聖書でいう「罪」とは「ハマルティア」と言い、「的外れ」という意味するそうです。
 ギリシア語でハマルテーアは、<目標を外す>と表されます。つまり、私たちが生きていく上での本当の目標を見失った状態のことだそうです。


「生のイエス自身は「罪の悔い改め」をせよとは、また人は生まれながらの罪人(狭義の原罪)とは到底言ってないと考えらるのではないでしょうか。」
http://www.geocities.jp/todo_1091/bible/jesus/058.htm
と、todo channel氏は、HPの中で述べられています。
 
 むしろ、イエス・キリストは、私は罪人だと思い込んでいる人に、「罪はゆるされた」と言って、「あなたは罪人でないよ」と言っているように、私は、思います。

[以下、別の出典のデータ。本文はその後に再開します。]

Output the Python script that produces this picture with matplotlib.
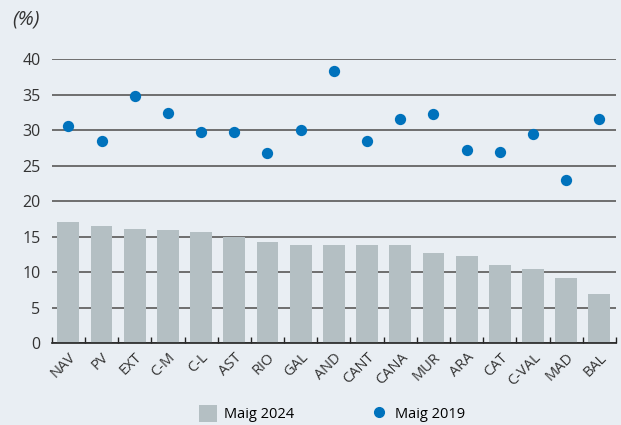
import numpy as np
import matplotlib.pyplot as plt
from matplotlib.lines import Line2D
from matplotlib.patches import Patch

plt.rcParams['font.family'] = ['Open Sans', 'DejaVu Sans']

regions = ["NAV", "PV", "EXT", "C-M", "C-L", "AST", "RIO", "GAL", "AND",
           "CANT", "CANA", "MUR", "ARA", "CAT", "C-VAL", "MAD", "BAL"]
may_2024 = [17.1, 16.5, 16.05, 15.9, 15.6, 14.9, 14.2, 13.9, 13.8,
            13.8, 13.8, 12.7, 12.25, 11.0, 10.5, 9.25, 6.9]
may_2019 = [30.55, 28.5, 34.8, 32.4, 29.7, 29.7, 26.8, 30.0, 38.3,
            28.45, 31.6, 32.25, 27.2, 26.9, 29.5, 22.95, 31.6]

bg = "#e9eef3"
bar_c = "#b4bfc3"
dot_c = "#0072bc"
txt_c = "#333333"

fig = plt.figure(figsize=(6.21, 4.25), dpi=100, facecolor=bg)
ax = fig.add_axes([0.0833, 0.1922, 0.9087, 0.669])
ax.set_facecolor(bg)

x = np.arange(len(regions))
ax.set_axisbelow(True)
ax.yaxis.grid(True, color="#6e6e6e", linewidth=1.4)
ax.bar(x, may_2024, width=0.66, color=bar_c, zorder=2)
ax.scatter(x, may_2019, s=66, color=dot_c, zorder=3, linewidths=0)

ax.set_xlim(-0.5, len(regions) - 0.5)
ax.set_ylim(0, 40)
ax.set_yticks(range(0, 41, 5))
ax.tick_params(axis="y", length=0, pad=8, labelsize=11.5, labelcolor=txt_c)

ax.set_xticks(x)
ax.set_xticklabels(regions, rotation=45, ha="right", rotation_mode="anchor",
                   fontsize=10.5, color=txt_c)
ax.tick_params(axis="x", which="major", length=0, pad=5)
ax.set_xticks(np.arange(-0.5, len(regions), 1), minor=True)
ax.tick_params(axis="x", which="minor", direction="in", length=4,
               color="#222222", width=1)

for s in ["top", "right", "left"]:
    ax.spines[s].set_visible(False)
ax.spines["bottom"].set_color("#222222")
ax.spines["bottom"].set_linewidth(1.2)
ax.spines["bottom"].set_zorder(4)

fig.text(0.02, 0.955, "(%)", fontsize=14.5, style="italic", color=txt_c,
         va="center", ha="left")

handles = [Patch(facecolor=bar_c, edgecolor="none", label="Maig 2024"),
           Line2D([], [], marker="o", linestyle="none", color=dot_c,
                  markersize=7, label="Maig 2019")]
fig.legend(handles=handles, loc="lower center", bbox_to_anchor=(0.535, -0.025),
           ncol=2, frameon=False, fontsize=10.5, handlelength=1.2,
           handleheight=1.4, columnspacing=5.2, handletextpad=0.5)

fig.savefig("out.png", dpi=100, facecolor=bg)
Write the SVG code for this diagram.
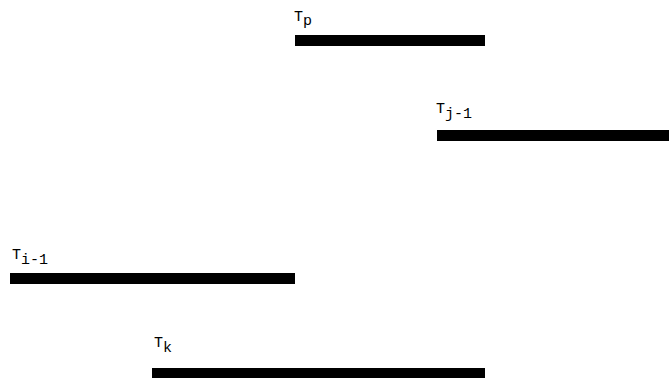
<svg xmlns="http://www.w3.org/2000/svg" width="669" height="385" viewBox="0 0 669 385">
<style>
text{font-family:"Liberation Mono","Courier New",monospace;font-size:15px;fill:#000}
.sub{font-size:15px}
.bar{fill:#000}
</style>
<rect width="669" height="385" fill="#fff"/>
<g id="Tp">
<text x="294" y="21">T<tspan class="sub" dy="4">p</tspan></text>
<rect class="bar" x="295" y="35" width="190" height="11"/>
</g>
<g id="Tj-1">
<text x="436" y="113">T<tspan class="sub" dy="5">j-1</tspan></text>
<rect class="bar" x="437" y="130" width="232" height="11"/>
</g>
<g id="Ti-1">
<text x="12" y="259">T<tspan class="sub" dy="5">i-1</tspan></text>
<rect class="bar" x="10" y="273" width="285" height="11"/>
</g>
<g id="Tk">
<text x="154" y="347">T<tspan class="sub" dy="5">k</tspan></text>
<rect class="bar" x="152" y="368" width="333" height="10"/>
</g>
<g id="connectors"/>
</svg>
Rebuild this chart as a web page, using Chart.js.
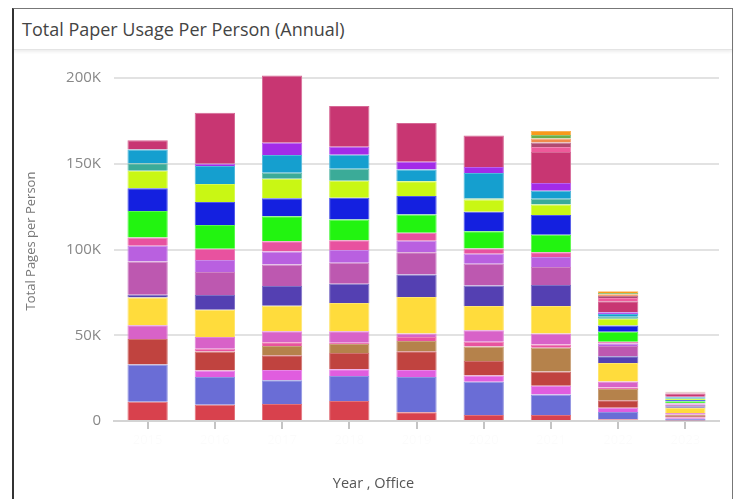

<「しかし、わたしの言葉を聞いているあなたがたに言っておく。敵を愛し、あなたがたを憎む者に親切にしなさい。 悪口を言う者に祝福を祈り、あなたがたを侮辱する者のために祈りなさい。 あなたの頬を打つ者には、もう一方の頬をも向けなさい。上着を奪い取る者には、下着をも拒んではならない。 求める者には、だれにでも与えなさい。あなたの持ち物を奪う者から取り返そうとしてはならない。 人にしてもらいたいと思うことを、人にもしなさい。自分を愛してくれる人を愛したところで、あなたがたにどんな恵みがあろうか。罪人でも、愛してくれる人を愛している。 また、自分によくしてくれる人に善いことをしたところで、どんな恵みがあろうか。罪人でも同じことをしている。 返してもらうことを当てにして貸したところで、どんな恵みがあろうか。罪人さえ、同じものを返してもらおうとして、罪人に貸すのである。 しかし、あなたがたは敵を愛しなさい。人に善いことをし、何も当てにしないで貸しなさい。そうすれば、たくさんの報いがあり、いと高き方の子となる。いと高き方は、恩を知らない者にも悪人にも、情け深いからである。 あなたがたの父が憐れみ深いように、あなたがたも憐れみ深い者となりなさい。」 ルカ 6:27-36>
 
 私は罪人だと思っている人に対して、あなたは罪人ではない、あるいは、あなたの罪はゆるされた、といえるのは、やはり、イエス・キリストの言葉を信じて実行する人だと思います。
 
 信仰は、科学ではないでしょう。ここでいう科学とは、論理的に思考し、予測し制御するということです。右の頬を打たれて、左の頬を差し出す。そのことの予測は立ちません。実行あるのみです。実行することによって、自ら、そのイエスの言葉のいみするところを知ることになるのだと思います。実行したとき、即、救いが実現されると思います。
 
 日々、一瞬一瞬、苦杯は差し出され続けます。
 
 戸惑い、揺れ動き、そして一呼吸おいて、飲み続けることが、私にとっての信仰です。